> [Brief] Set down the material below word for word, excluding the pictures.

> [Information provided]
"""

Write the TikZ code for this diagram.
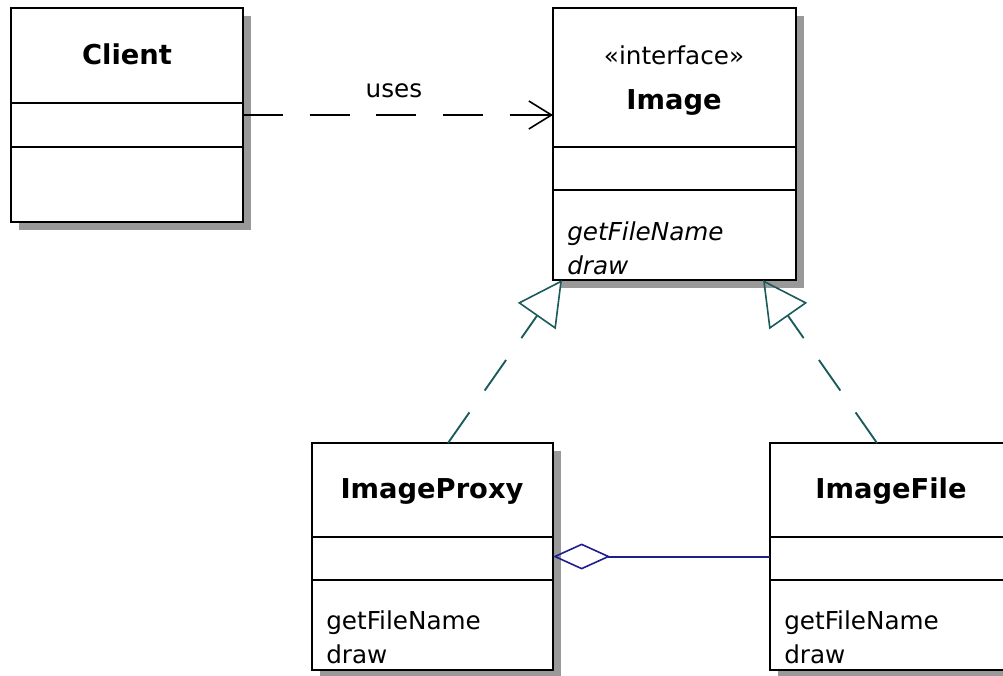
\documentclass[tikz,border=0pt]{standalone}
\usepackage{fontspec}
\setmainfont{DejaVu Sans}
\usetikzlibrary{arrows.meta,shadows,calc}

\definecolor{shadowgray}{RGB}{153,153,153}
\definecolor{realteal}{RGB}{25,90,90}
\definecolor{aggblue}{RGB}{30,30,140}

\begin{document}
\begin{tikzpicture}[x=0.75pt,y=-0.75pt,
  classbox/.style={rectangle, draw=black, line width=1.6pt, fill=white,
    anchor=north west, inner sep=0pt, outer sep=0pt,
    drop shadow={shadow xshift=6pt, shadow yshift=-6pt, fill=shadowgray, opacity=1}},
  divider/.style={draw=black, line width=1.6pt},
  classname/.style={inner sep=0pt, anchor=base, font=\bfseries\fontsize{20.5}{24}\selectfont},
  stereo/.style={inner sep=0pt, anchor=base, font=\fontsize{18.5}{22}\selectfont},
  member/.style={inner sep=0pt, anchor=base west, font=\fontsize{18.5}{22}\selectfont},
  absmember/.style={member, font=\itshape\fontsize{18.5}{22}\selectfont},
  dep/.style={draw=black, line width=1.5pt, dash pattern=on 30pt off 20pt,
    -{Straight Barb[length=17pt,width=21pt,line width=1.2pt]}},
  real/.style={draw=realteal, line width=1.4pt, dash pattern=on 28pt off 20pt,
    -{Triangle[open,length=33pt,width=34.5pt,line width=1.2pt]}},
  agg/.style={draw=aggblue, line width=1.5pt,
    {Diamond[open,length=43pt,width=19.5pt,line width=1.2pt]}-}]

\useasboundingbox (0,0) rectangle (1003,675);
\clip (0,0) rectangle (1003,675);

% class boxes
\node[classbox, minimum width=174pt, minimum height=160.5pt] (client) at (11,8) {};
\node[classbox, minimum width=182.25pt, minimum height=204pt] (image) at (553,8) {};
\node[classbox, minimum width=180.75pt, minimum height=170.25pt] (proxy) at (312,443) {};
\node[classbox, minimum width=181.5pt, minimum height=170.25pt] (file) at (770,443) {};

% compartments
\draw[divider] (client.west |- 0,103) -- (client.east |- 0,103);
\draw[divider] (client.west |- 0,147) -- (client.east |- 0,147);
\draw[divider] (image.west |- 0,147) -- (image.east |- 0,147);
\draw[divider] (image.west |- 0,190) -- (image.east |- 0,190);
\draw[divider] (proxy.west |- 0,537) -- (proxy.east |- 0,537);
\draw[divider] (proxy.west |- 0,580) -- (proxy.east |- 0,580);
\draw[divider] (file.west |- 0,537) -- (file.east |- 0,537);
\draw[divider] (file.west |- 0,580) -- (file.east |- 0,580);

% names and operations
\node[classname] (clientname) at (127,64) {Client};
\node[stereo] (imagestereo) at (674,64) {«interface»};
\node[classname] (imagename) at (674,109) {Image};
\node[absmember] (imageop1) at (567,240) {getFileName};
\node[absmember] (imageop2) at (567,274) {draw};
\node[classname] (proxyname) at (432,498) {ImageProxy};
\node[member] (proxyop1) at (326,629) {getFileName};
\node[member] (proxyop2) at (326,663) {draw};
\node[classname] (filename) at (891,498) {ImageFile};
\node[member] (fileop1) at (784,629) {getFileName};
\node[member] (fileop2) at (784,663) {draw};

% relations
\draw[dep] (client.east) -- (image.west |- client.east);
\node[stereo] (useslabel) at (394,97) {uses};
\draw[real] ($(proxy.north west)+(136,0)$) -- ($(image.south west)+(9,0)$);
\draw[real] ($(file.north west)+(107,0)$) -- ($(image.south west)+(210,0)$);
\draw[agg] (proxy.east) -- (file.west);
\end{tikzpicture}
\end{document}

"""

> [Task answer]
Write the TikZ code for this diagram.
\documentclass[tikz,border=0pt]{standalone}
\usepackage{fontspec}
\setmainfont{DejaVu Sans}
\usetikzlibrary{arrows.meta,shadows,calc}

\definecolor{shadowgray}{RGB}{153,153,153}
\definecolor{realteal}{RGB}{25,90,90}
\definecolor{aggblue}{RGB}{30,30,140}

\begin{document}
\begin{tikzpicture}[x=0.75pt,y=-0.75pt,
  classbox/.style={rectangle, draw=black, line width=1.6pt, fill=white,
    anchor=north west, inner sep=0pt, outer sep=0pt,
    drop shadow={shadow xshift=6pt, shadow yshift=-6pt, fill=shadowgray, opacity=1}},
  divider/.style={draw=black, line width=1.6pt},
  classname/.style={inner sep=0pt, anchor=base, font=\bfseries\fontsize{20.5}{24}\selectfont},
  stereo/.style={inner sep=0pt, anchor=base, font=\fontsize{18.5}{22}\selectfont},
  member/.style={inner sep=0pt, anchor=base west, font=\fontsize{18.5}{22}\selectfont},
  absmember/.style={member, font=\itshape\fontsize{18.5}{22}\selectfont},
  dep/.style={draw=black, line width=1.5pt, dash pattern=on 30pt off 20pt,
    -{Straight Barb[length=17pt,width=21pt,line width=1.2pt]}},
  real/.style={draw=realteal, line width=1.4pt, dash pattern=on 28pt off 20pt,
    -{Triangle[open,length=33pt,width=34.5pt,line width=1.2pt]}},
  agg/.style={draw=aggblue, line width=1.5pt,
    {Diamond[open,length=43pt,width=19.5pt,line width=1.2pt]}-}]

\useasboundingbox (0,0) rectangle (1003,675);
\clip (0,0) rectangle (1003,675);

% class boxes
\node[classbox, minimum width=174pt, minimum height=160.5pt] (client) at (11,8) {};
\node[classbox, minimum width=182.25pt, minimum height=204pt] (image) at (553,8) {};
\node[classbox, minimum width=180.75pt, minimum height=170.25pt] (proxy) at (312,443) {};
\node[classbox, minimum width=181.5pt, minimum height=170.25pt] (file) at (770,443) {};

% compartments
\draw[divider] (client.west |- 0,103) -- (client.east |- 0,103);
\draw[divider] (client.west |- 0,147) -- (client.east |- 0,147);
\draw[divider] (image.west |- 0,147) -- (image.east |- 0,147);
\draw[divider] (image.west |- 0,190) -- (image.east |- 0,190);
\draw[divider] (proxy.west |- 0,537) -- (proxy.east |- 0,537);
\draw[divider] (proxy.west |- 0,580) -- (proxy.east |- 0,580);
\draw[divider] (file.west |- 0,537) -- (file.east |- 0,537);
\draw[divider] (file.west |- 0,580) -- (file.east |- 0,580);

% names and operations
\node[classname] (clientname) at (127,64) {Client};
\node[stereo] (imagestereo) at (674,64) {«interface»};
\node[classname] (imagename) at (674,109) {Image};
\node[absmember] (imageop1) at (567,240) {getFileName};
\node[absmember] (imageop2) at (567,274) {draw};
\node[classname] (proxyname) at (432,498) {ImageProxy};
\node[member] (proxyop1) at (326,629) {getFileName};
\node[member] (proxyop2) at (326,663) {draw};
\node[classname] (filename) at (891,498) {ImageFile};
\node[member] (fileop1) at (784,629) {getFileName};
\node[member] (fileop2) at (784,663) {draw};

% relations
\draw[dep] (client.east) -- (image.west |- client.east);
\node[stereo] (useslabel) at (394,97) {uses};
\draw[real] ($(proxy.north west)+(136,0)$) -- ($(image.south west)+(9,0)$);
\draw[real] ($(file.north west)+(107,0)$) -- ($(image.south west)+(210,0)$);
\draw[agg] (proxy.east) -- (file.west);
\end{tikzpicture}
\end{document}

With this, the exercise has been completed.